## [Data provided]

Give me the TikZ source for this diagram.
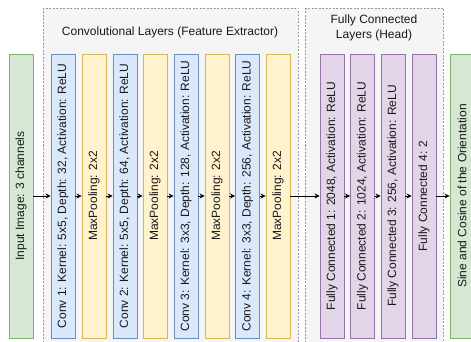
\documentclass[tikz,border=0pt]{standalone}
\usepackage{fontspec}
\setmainfont{Liberation Sans}
\usetikzlibrary{arrows.meta}

\definecolor{convfill}{HTML}{DAE8FC}
\definecolor{convline}{HTML}{6C8EBF}
\definecolor{poolfill}{HTML}{FFF2CC}
\definecolor{poolline}{HTML}{D6B656}
\definecolor{fcfill}{HTML}{E1D5E7}
\definecolor{fcline}{HTML}{9673A6}
\definecolor{iofill}{HTML}{D5E8D4}
\definecolor{ioline}{HTML}{82B366}
\definecolor{grpfill}{HTML}{F5F5F5}
\definecolor{grpline}{HTML}{999999}

\tikzset{
    layer/.style={rotate=90, minimum width=284pt, minimum height=24pt, inner sep=0pt,
        line width=0.8pt, font=\fontsize{12}{14}\selectfont, text=black!90},
    conv/.style={layer, draw=convline, fill=convfill},
    pool/.style={layer, draw=poolline, fill=poolfill},
    fc/.style={layer, draw=fcline, fill=fcfill},
    io/.style={layer, draw=ioline, fill=iofill},
    group/.style={draw=grpline, fill=grpfill, line width=0.8pt, dash pattern=on 2pt off 1.5pt},
    title/.style={font=\fontsize{12}{15}\selectfont, align=center, text=black!90},
    arr/.style={-{Stealth[length=5pt, width=5pt]}, line width=0.8pt}
}

\begin{document}
\begin{tikzpicture}[x=1pt, y=-1pt]
    \useasboundingbox (0, 0) rectangle (471, 342);

    \draw [group] (43, 8) rectangle (298, 352);
    \draw [group] (305, 8) rectangle (443, 352);
    \node [title] (convtitle) at (170, 32) {Convolutional Layers (Feature Extractor)};
    \node [title] (fctitle) at (374, 28) {Fully Connected\\Layers (Head)};

    \node [io] (input) at (21, 196) {Input Image: 3 channels};

    \node [conv] (conv1) at (63, 196) {Conv 1: Kernel: 5x5, Depth: 32, Activation: ReLU};
    \node [pool] (pool1) at (94, 196) {MaxPooling: 2x2};
    \node [conv] (conv2) at (125, 196) {Conv 2: Kernel: 5x5, Depth: 64, Activation: ReLU};
    \node [pool] (pool2) at (155, 196) {MaxPooling: 2x2};
    \node [conv] (conv3) at (186, 196) {Conv 3: Kernel: 3x3, Depth: 128, Activation: ReLU};
    \node [pool] (pool3) at (217, 196) {MaxPooling: 2x2};
    \node [conv] (conv4) at (247.5, 196) {Conv 4: Kernel: 3x3, Depth: 256, Activation: ReLU};
    \node [pool] (pool4) at (278, 196) {MaxPooling: 2x2};

    \node [fc] (fc1) at (332, 196) {Fully Connected 1: 2048, Activation: ReLU};
    \node [fc] (fc2) at (362.5, 196) {Fully Connected 2: 1024, Activation: ReLU};
    \node [fc] (fc3) at (393, 196) {Fully Connected 3: 256, Activation: ReLU};
    \node [fc] (fc4) at (424, 196) {Fully Connected 4: 2};

    \node [io] (output) at (462, 196) {Sine and Cosine of the Orientation};

    \draw [arr] (input) -- (conv1);
    \draw [arr] (conv1) -- (pool1);
    \draw [arr] (pool1) -- (conv2);
    \draw [arr] (conv2) -- (pool2);
    \draw [arr] (pool2) -- (conv3);
    \draw [arr] (conv3) -- (pool3);
    \draw [arr] (pool3) -- (conv4);
    \draw [arr] (conv4) -- (pool4);
    \draw [arr] (pool4) -- (fc1);
    \draw [arr] (fc1) -- (fc2);
    \draw [arr] (fc2) -- (fc3);
    \draw [arr] (fc3) -- (fc4);
    \draw [arr] (fc4) -- (output);
\end{tikzpicture}
\end{document}
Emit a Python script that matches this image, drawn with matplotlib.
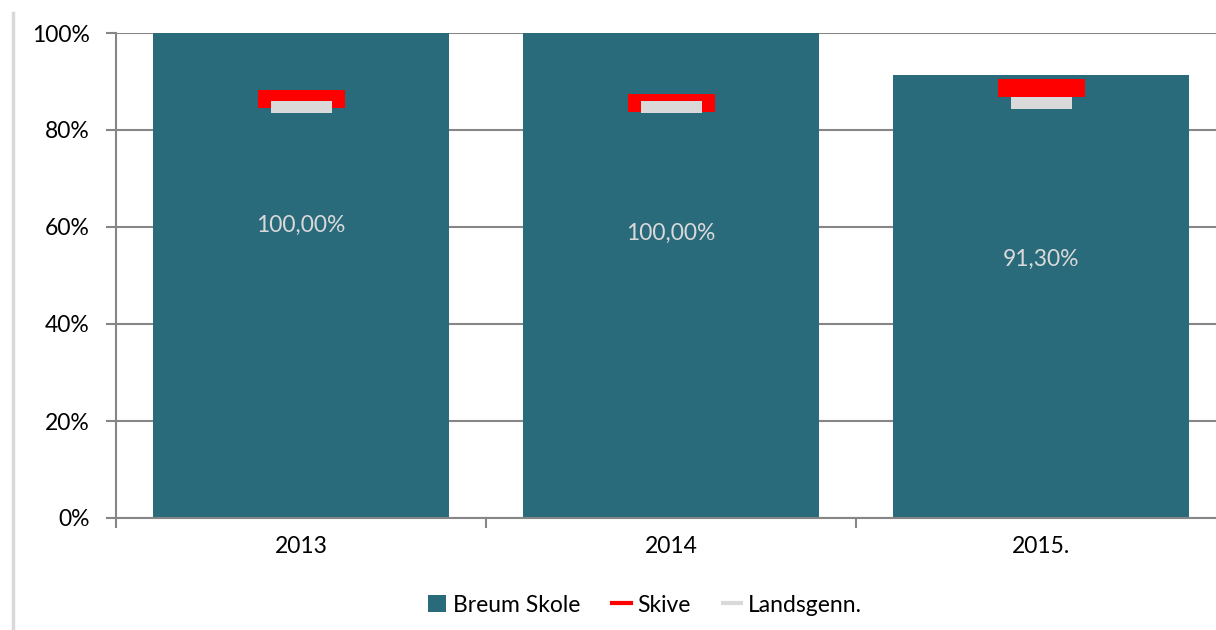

## [Task description]
State how many lines include the string "this". Give no other information.

## [Written solution]
2